Extract the whole listing as it stands. Do not include the pictures.

** Start COLLECTED DATA **

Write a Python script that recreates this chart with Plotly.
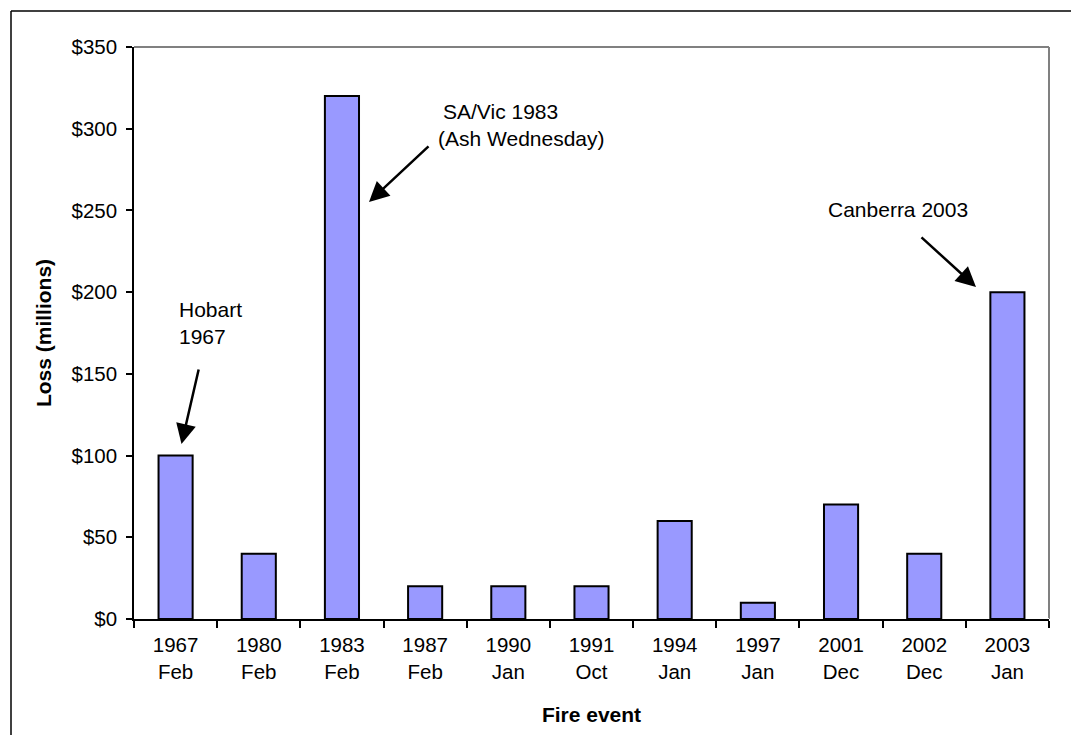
import plotly.graph_objects as go

years = ["1967", "1980", "1983", "1987", "1990", "1991", "1994", "1997", "2001", "2002", "2003"]
months = ["Feb", "Feb", "Feb", "Feb", "Jan", "Oct", "Jan", "Jan", "Dec", "Dec", "Jan"]
loss = [100, 40, 320, 20, 20, 20, 60, 10, 70, 40, 200]
categories = [f"{y}<br>{m}" for y, m in zip(years, months)]

FONT = "Liberation Sans, Arial, sans-serif"

fig = go.Figure()
fig.add_trace(go.Bar(
    x=categories, y=loss,
    marker=dict(color="#9999FF", line=dict(color="black", width=2)),
    width=0.41,
))

OFF = 8  # page body margin offset
W, H = 1079 - OFF, 735 - OFF
L, T = 134 - OFF, 47 - OFF
R = W - (1049 - OFF)
B = H - (619 - OFF)
pw, ph = W - L - R, H - T - B

def px(xp):
    return (xp - OFF - L) / pw

def py(yp):
    return 1 - (yp - OFF - T) / ph

shapes = [
    dict(type="line", xref="paper", yref="paper", x0=px(11), x1=px(1085), y0=py(11), y1=py(11),
         line=dict(color="black", width=1.5)),
    dict(type="line", xref="paper", yref="paper", x0=px(11), x1=px(11), y0=py(11), y1=py(745),
         line=dict(color="black", width=1.5)),
    dict(type="line", xref="paper", yref="paper", x0=0, x1=1, y0=1, y1=1,
         line=dict(color="#808080", width=2), layer="below"),
    dict(type="line", xref="paper", yref="paper", x0=1, x1=1, y0=0, y1=1,
         line=dict(color="#808080", width=2), layer="below"),
]

annots = []
tf = dict(family=FONT, size=21, color="black")
annots.append(dict(x=px(177), y=py(323.5), xref="paper", yref="paper", text="Hobart<br>1967",
                   showarrow=False, xanchor="left", yanchor="middle", align="left", font=tf))
annots.append(dict(x=px(441), y=py(111), xref="paper", yref="paper", text="SA/Vic 1983",
                   showarrow=False, xanchor="left", yanchor="middle", font=tf))
annots.append(dict(x=px(436), y=py(138), xref="paper", yref="paper", text="(Ash Wednesday)",
                   showarrow=False, xanchor="left", yanchor="middle", font=tf))
annots.append(dict(x=px(826), y=py(209), xref="paper", yref="paper", text="Canberra 2003",
                   showarrow=False, xanchor="left", yanchor="middle", font=tf))

arrows = [((181.5, 444), (199, 368)), ((369, 202), (430, 145)), ((976, 287), (920, 236))]
for (hx, hy), (tx, ty) in arrows:
    annots.append(dict(x=px(hx), y=py(hy), xref="paper", yref="paper", text="",
                       showarrow=True, ax=tx - hx, ay=ty - hy, axref="pixel", ayref="pixel",
                       arrowhead=2, arrowsize=1.6, arrowwidth=2.5, arrowcolor="black", standoff=0))

fig.update_layout(
    width=W, height=H,
    margin=dict(l=L, r=R, t=T, b=B, autoexpand=False),
    paper_bgcolor="white", plot_bgcolor="white",
    font=dict(family=FONT, size=20, color="black"),
    showlegend=False,
    shapes=shapes,
    annotations=annots,
    xaxis=dict(
        type="category", showline=True, linecolor="black", linewidth=1.5,
        ticks="outside", tickson="boundaries", ticklen=7, tickcolor="black", tickwidth=1.5,
        showgrid=False, tickfont=dict(size=20.5), ticklabelstandoff=7,
        title=dict(text="<b>Fire event</b>", font=dict(size=21), standoff=25),
        automargin=False, range=[-0.5, 10.5],
    ),
    yaxis=dict(
        range=[0, 350], dtick=50, tickprefix="$", showline=True, linecolor="black", linewidth=1.5,
        ticks="outside", ticklen=6, tickcolor="black", tickwidth=1.5, showgrid=False,
        tickfont=dict(size=20.5), ticklabelstandoff=5,
        title=dict(text="<b>Loss (millions)</b>", font=dict(size=21), standoff=14),
        automargin=False,
    ),
)

fig.write_html("out.html")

** End COLLECTED DATA **

■ THE RESPONSE ■
Write a Python script that recreates this chart with Plotly.
import plotly.graph_objects as go

years = ["1967", "1980", "1983", "1987", "1990", "1991", "1994", "1997", "2001", "2002", "2003"]
months = ["Feb", "Feb", "Feb", "Feb", "Jan", "Oct", "Jan", "Jan", "Dec", "Dec", "Jan"]
loss = [100, 40, 320, 20, 20, 20, 60, 10, 70, 40, 200]
categories = [f"{y}<br>{m}" for y, m in zip(years, months)]

FONT = "Liberation Sans, Arial, sans-serif"

fig = go.Figure()
fig.add_trace(go.Bar(
    x=categories, y=loss,
    marker=dict(color="#9999FF", line=dict(color="black", width=2)),
    width=0.41,
))

OFF = 8  # page body margin offset
W, H = 1079 - OFF, 735 - OFF
L, T = 134 - OFF, 47 - OFF
R = W - (1049 - OFF)
B = H - (619 - OFF)
pw, ph = W - L - R, H - T - B

def px(xp):
    return (xp - OFF - L) / pw

def py(yp):
    return 1 - (yp - OFF - T) / ph

shapes = [
    dict(type="line", xref="paper", yref="paper", x0=px(11), x1=px(1085), y0=py(11), y1=py(11),
         line=dict(color="black", width=1.5)),
    dict(type="line", xref="paper", yref="paper", x0=px(11), x1=px(11), y0=py(11), y1=py(745),
         line=dict(color="black", width=1.5)),
    dict(type="line", xref="paper", yref="paper", x0=0, x1=1, y0=1, y1=1,
         line=dict(color="#808080", width=2), layer="below"),
    dict(type="line", xref="paper", yref="paper", x0=1, x1=1, y0=0, y1=1,
         line=dict(color="#808080", width=2), layer="below"),
]

annots = []
tf = dict(family=FONT, size=21, color="black")
annots.append(dict(x=px(177), y=py(323.5), xref="paper", yref="paper", text="Hobart<br>1967",
                   showarrow=False, xanchor="left", yanchor="middle", align="left", font=tf))
annots.append(dict(x=px(441), y=py(111), xref="paper", yref="paper", text="SA/Vic 1983",
                   showarrow=False, xanchor="left", yanchor="middle", font=tf))
annots.append(dict(x=px(436), y=py(138), xref="paper", yref="paper", text="(Ash Wednesday)",
                   showarrow=False, xanchor="left", yanchor="middle", font=tf))
annots.append(dict(x=px(826), y=py(209), xref="paper", yref="paper", text="Canberra 2003",
                   showarrow=False, xanchor="left", yanchor="middle", font=tf))

arrows = [((181.5, 444), (199, 368)), ((369, 202), (430, 145)), ((976, 287), (920, 236))]
for (hx, hy), (tx, ty) in arrows:
    annots.append(dict(x=px(hx), y=py(hy), xref="paper", yref="paper", text="",
                       showarrow=True, ax=tx - hx, ay=ty - hy, axref="pixel", ayref="pixel",
                       arrowhead=2, arrowsize=1.6, arrowwidth=2.5, arrowcolor="black", standoff=0))

fig.update_layout(
    width=W, height=H,
    margin=dict(l=L, r=R, t=T, b=B, autoexpand=False),
    paper_bgcolor="white", plot_bgcolor="white",
    font=dict(family=FONT, size=20, color="black"),
    showlegend=False,
    shapes=shapes,
    annotations=annots,
    xaxis=dict(
        type="category", showline=True, linecolor="black", linewidth=1.5,
        ticks="outside", tickson="boundaries", ticklen=7, tickcolor="black", tickwidth=1.5,
        showgrid=False, tickfont=dict(size=20.5), ticklabelstandoff=7,
        title=dict(text="<b>Fire event</b>", font=dict(size=21), standoff=25),
        automargin=False, range=[-0.5, 10.5],
    ),
    yaxis=dict(
        range=[0, 350], dtick=50, tickprefix="$", showline=True, linecolor="black", linewidth=1.5,
        ticks="outside", ticklen=6, tickcolor="black", tickwidth=1.5, showgrid=False,
        tickfont=dict(size=20.5), ticklabelstandoff=5,
        title=dict(text="<b>Loss (millions)</b>", font=dict(size=21), standoff=14),
        automargin=False,
    ),
)

fig.write_html("out.html")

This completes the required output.